» DIRECTIONS
Begin at the top of the entries below and write out every line through the one containing "ax = fig.add_axes([0.0823, 0.1116, 0.915, 0.6475])", excluding pictures.

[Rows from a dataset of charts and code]
____

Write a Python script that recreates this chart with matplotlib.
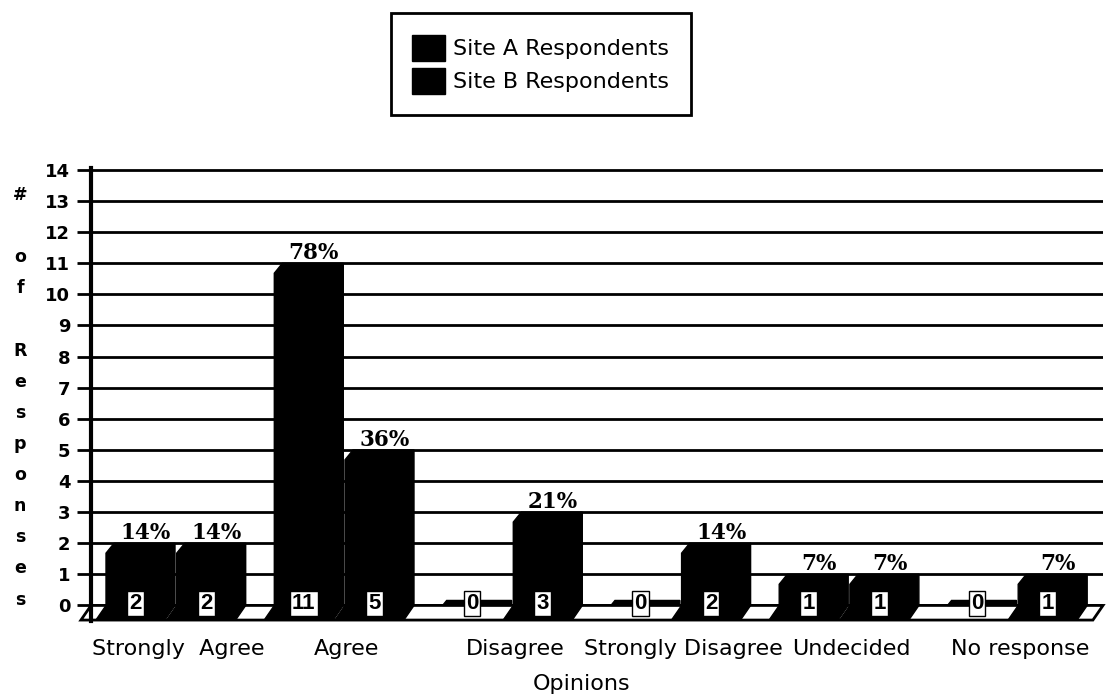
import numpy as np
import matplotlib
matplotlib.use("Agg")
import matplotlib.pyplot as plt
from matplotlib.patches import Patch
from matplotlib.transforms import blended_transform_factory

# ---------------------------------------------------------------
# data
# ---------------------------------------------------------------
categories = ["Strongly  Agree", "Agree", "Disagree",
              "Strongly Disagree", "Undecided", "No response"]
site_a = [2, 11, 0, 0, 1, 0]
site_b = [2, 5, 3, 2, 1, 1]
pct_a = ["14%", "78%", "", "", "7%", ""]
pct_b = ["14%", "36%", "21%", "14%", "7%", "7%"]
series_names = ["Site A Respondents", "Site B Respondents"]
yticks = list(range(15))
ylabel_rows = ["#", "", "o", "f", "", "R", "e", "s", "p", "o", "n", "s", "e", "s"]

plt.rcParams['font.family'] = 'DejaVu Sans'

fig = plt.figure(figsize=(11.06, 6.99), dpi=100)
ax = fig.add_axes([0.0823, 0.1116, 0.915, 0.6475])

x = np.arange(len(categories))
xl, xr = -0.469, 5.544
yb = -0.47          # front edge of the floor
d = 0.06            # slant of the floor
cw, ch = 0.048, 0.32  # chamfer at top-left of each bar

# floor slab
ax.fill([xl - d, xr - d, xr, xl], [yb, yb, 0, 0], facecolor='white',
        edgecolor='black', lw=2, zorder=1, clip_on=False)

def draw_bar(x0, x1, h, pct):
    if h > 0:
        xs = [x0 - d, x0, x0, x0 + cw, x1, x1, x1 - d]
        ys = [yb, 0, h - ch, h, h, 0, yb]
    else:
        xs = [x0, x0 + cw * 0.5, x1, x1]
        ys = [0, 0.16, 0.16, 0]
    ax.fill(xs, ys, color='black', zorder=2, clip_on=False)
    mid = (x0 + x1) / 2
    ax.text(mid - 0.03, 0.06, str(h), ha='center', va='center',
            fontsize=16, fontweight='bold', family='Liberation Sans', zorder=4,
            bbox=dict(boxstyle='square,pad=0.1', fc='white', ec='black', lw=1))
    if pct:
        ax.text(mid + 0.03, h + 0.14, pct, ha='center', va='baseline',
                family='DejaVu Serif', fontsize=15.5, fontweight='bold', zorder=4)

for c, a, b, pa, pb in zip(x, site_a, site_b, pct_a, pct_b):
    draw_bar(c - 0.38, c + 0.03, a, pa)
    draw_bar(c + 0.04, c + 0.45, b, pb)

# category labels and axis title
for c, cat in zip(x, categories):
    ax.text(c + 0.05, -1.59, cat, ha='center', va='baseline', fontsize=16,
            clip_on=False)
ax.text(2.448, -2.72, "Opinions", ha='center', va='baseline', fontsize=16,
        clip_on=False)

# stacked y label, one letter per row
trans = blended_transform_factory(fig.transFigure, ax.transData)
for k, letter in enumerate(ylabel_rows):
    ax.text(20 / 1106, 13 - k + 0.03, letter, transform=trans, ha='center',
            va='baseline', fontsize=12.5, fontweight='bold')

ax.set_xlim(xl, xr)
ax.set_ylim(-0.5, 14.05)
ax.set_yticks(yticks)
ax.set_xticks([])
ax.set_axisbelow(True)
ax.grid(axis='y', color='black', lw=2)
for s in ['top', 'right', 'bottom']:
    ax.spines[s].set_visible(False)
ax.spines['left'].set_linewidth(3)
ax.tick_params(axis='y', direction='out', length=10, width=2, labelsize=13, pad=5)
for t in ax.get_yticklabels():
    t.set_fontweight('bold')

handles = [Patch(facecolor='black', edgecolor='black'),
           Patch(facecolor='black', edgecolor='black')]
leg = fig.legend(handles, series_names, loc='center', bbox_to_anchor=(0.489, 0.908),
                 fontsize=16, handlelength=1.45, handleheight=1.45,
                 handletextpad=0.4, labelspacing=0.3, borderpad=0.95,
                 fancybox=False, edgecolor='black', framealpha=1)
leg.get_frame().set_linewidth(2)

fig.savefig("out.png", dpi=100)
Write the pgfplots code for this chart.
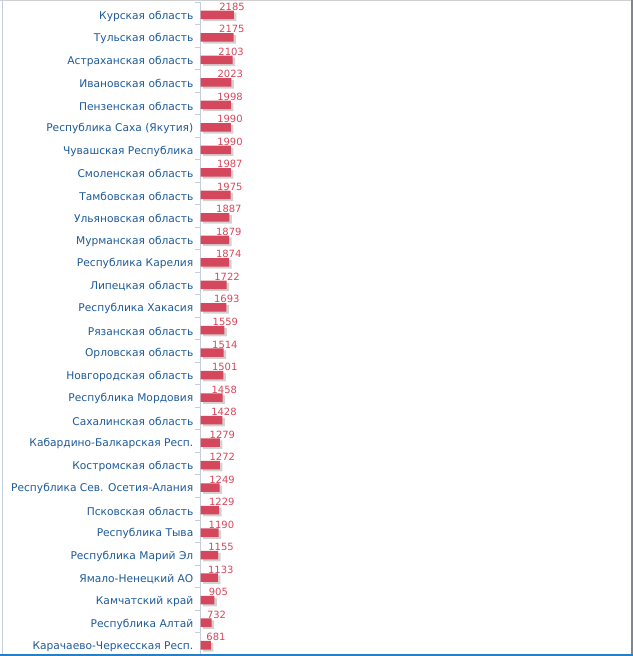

____

» REPLY
Write a Python script that recreates this chart with matplotlib.
import numpy as np
import matplotlib
matplotlib.use("Agg")
import matplotlib.pyplot as plt
from matplotlib.patches import Patch
from matplotlib.transforms import blended_transform_factory

# ---------------------------------------------------------------
# data
# ---------------------------------------------------------------
categories = ["Strongly  Agree", "Agree", "Disagree",
              "Strongly Disagree", "Undecided", "No response"]
site_a = [2, 11, 0, 0, 1, 0]
site_b = [2, 5, 3, 2, 1, 1]
pct_a = ["14%", "78%", "", "", "7%", ""]
pct_b = ["14%", "36%", "21%", "14%", "7%", "7%"]
series_names = ["Site A Respondents", "Site B Respondents"]
yticks = list(range(15))
ylabel_rows = ["#", "", "o", "f", "", "R", "e", "s", "p", "o", "n", "s", "e", "s"]

plt.rcParams['font.family'] = 'DejaVu Sans'

fig = plt.figure(figsize=(11.06, 6.99), dpi=100)
ax = fig.add_axes([0.0823, 0.1116, 0.915, 0.6475])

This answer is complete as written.